En 2008, la fraise va bien au-delà des connotations historiques : elle se joue des codes, se plisse, se suggère, se déplie, se veut bijou ou conceptuelle. John Galliano s'est amusé à en parer certaines de ses blouses ou paletots surdimensionnés. En volutes de crêpe ou en broderie anglaise, entre poésie et balade au 19e siècle, la fraise sous ses doigts devient féminine, voire girly.
Faussement traditionnelle, portée avec une paire de badges rosés sur un voile de soie fleurie, la fraise proposée par notre corsaire britannique préféré semble nous suggérer que pour l'été 2008, il n'y aura rien de mieux que de jouer l'xxl élégamment racé, que l'on fera contraster avec un bas affriolant gentiment translucide et finement suggestif. Loin d'enfoncer le cou, la fraise version Galliano dessine une jolie corolle autour d'un visage gracile, variation qui a des chances de séduire les jeunes femmes férues de détails à la fois couture, délicats et emprunts de nostalgie, tout en étant néanmoins furieusement dans l'air du temps.
Si les grands du prêt à porter ont aimé détourner cet attribut surgi du passé, il a également inspiré les jeunes designers en phase de devenir des valeurs sûres du marché. Ainsi, le jeune hollandais Mattijs Van Bergen (2e photo) a fait de sa présentation de fin d'année à la Saint Martins School un instant enlevé et riche en émotion mode, tant son traitement décomplexé de la fraise fut pile dans la mouvance du moment.
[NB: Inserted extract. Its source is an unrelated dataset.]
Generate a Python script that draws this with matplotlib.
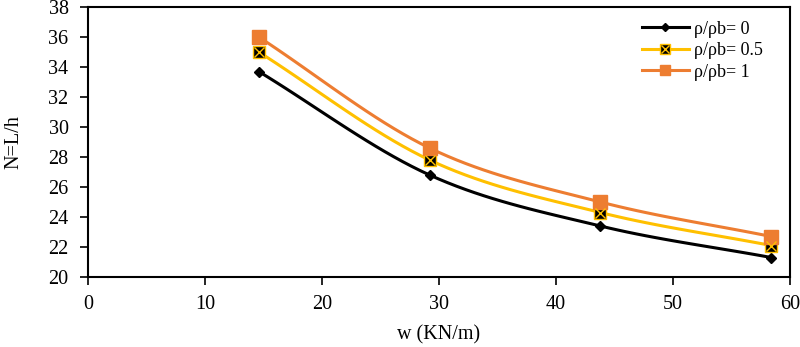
import numpy as np
import matplotlib
matplotlib.use("Agg")
import matplotlib.pyplot as plt
from matplotlib.lines import Line2D

plt.rcParams['font.family'] = ['Liberation Serif', 'DejaVu Serif']

w = [14.6, 29.2, 43.8, 58.4]
n_0 = [33.7, 26.8, 23.4, 21.3]
n_05 = [35.0, 27.8, 24.3, 22.1]
n_1 = [36.0, 28.6, 25.0, 22.7]
labels = ['ρ/ρb= 0', 'ρ/ρb= 0.5', 'ρ/ρb= 1']

def smooth(x, y, k=20):
    # Catmull-Rom style smoothing for display only
    x = np.asarray(x, float); y = np.asarray(y, float)
    px = np.concatenate([[2*x[0]-x[1]], x, [2*x[-1]-x[-2]]])
    py = np.concatenate([[2*y[0]-y[1]], y, [2*y[-1]-y[-2]]])
    xs, ys = [], []
    t = np.linspace(0, 1, k)
    for i in range(1, len(px)-2):
        p0, p1, p2, p3 = [np.array([px[j], py[j]]) for j in (i-1, i, i+1, i+2)]
        c1 = p1 + (p2 - p0) / 6
        c2 = p2 - (p3 - p1) / 6
        pts = ((1-t)**3)[:, None]*p1 + (3*(1-t)**2*t)[:, None]*c1 + (3*(1-t)*t**2)[:, None]*c2 + (t**3)[:, None]*p2
        xs.extend(pts[:, 0]); ys.extend(pts[:, 1])
    return xs, ys

fig = plt.figure(figsize=(8, 3.47), dpi=100)
ax = fig.add_axes([0.11, 0.2017, 0.8775, 0.778])

black = '#000000'
yellow = '#FFC000'
orange = '#ED7D31'

sx, sy = smooth(w, n_0)
ax.plot(sx, sy, color=black, lw=2.2, zorder=3)
ax.plot(w, n_0, ls='none', marker='D', ms=5, color=black, zorder=4)

sx, sy = smooth(w, n_05)
ax.plot(sx, sy, color=yellow, lw=2.2, zorder=3)
ax.plot(w, n_05, ls='none', marker='s', ms=8.5, mfc=black, mec=yellow, mew=1, zorder=4)
ax.plot(w, n_05, ls='none', marker='x', ms=6.5, color=yellow, mew=1, zorder=5)

sx, sy = smooth(w, n_1)
ax.plot(sx, sy, color=orange, lw=2.2, zorder=3)
ax.plot(w, n_1, ls='none', marker='s', ms=9.5, color=orange, zorder=4)

h0 = Line2D([], [], color=black, lw=2.2, marker='D', ms=4)
h05a = Line2D([], [], color=yellow, lw=2.2, marker='s', ms=7.5, mfc=black, mec=yellow)
h05b = Line2D([], [], ls='none', marker='x', ms=5.5, color=yellow)
h1 = Line2D([], [], color=orange, lw=2.2, marker='s', ms=7.5)
ax.legend([h0, (h05a, h05b), h1], labels, loc='upper right', bbox_to_anchor=(0.985, 1.01),
          frameon=False, fontsize=13, handlelength=2.6, handletextpad=0.3, labelspacing=0.25)

ax.set_xlim(0, 60)
ax.set_ylim(20, 38)
ax.set_xticks(np.arange(0, 61, 10))
ax.set_yticks(np.arange(20, 39, 2))
ax.tick_params(direction='out', length=6, width=1.2, labelsize=14.5)
ax.tick_params(axis='y', pad=8)
ax.tick_params(axis='x', pad=7)
for s in ax.spines.values():
    s.set_linewidth(1.5)
ax.set_xlabel('w (KN/m)', fontsize=14.5, labelpad=8)
ax.set_ylabel('N=L/h', fontsize=14.5, labelpad=18)

fig.savefig('out.png', dpi=100)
Pastelles, décomposées, justement inspirées, conceptuelles mais accessibles, ses créations nous emportent dans un espace-temps indéfini, où la fragilité jouxte la rigueur victorienne et où l'esthétique prend le pas sur toutes autres considérations.
Par ailleurs, si John Galliano la pense majestueuse, chez Bottega Veneta elle est juste suggérée par d'astucieux plissés, le tout permettant à la fashionista de choisir entre détails ludiques assumés et minimalisme chic. Katherine Wardropper (3e photo) quant à elle, plus plasticienne que styliste, participe à l'élaboration de cette tendance en faisant de sa collection de bijoux une succession de micros sculptures Tim Burtoniennes, à la fois féeriques et glaçantes.
Des quelques interprétations de la fraise citées ci-dessus, aucune ne se ressemblent mais toutes se font écho, de par leur source d'inspiration similaire. C'est pourquoi on peut noter sans craindre de se tromper que la fraise - quel que soit sa forme ou son degré de ressemblance avec le modèle original - est un détail que l'on risque de rencontrer souvent dans les prochains mois.
A propos de la fraise, chez Alexandre Herchcovitch aussi, il y a quelques touches évocatrices. Pour ce qui est de la collection Galliano, elle est très belle. Beaucoup de choses pour le soir, très vaporeuses et froufroutantes.
En revanche, je me permets de te signaler ce qui me semble être une confusion à propos de la photo du milieu : elle n'est pas extraite du défilé de Bottega Veneta.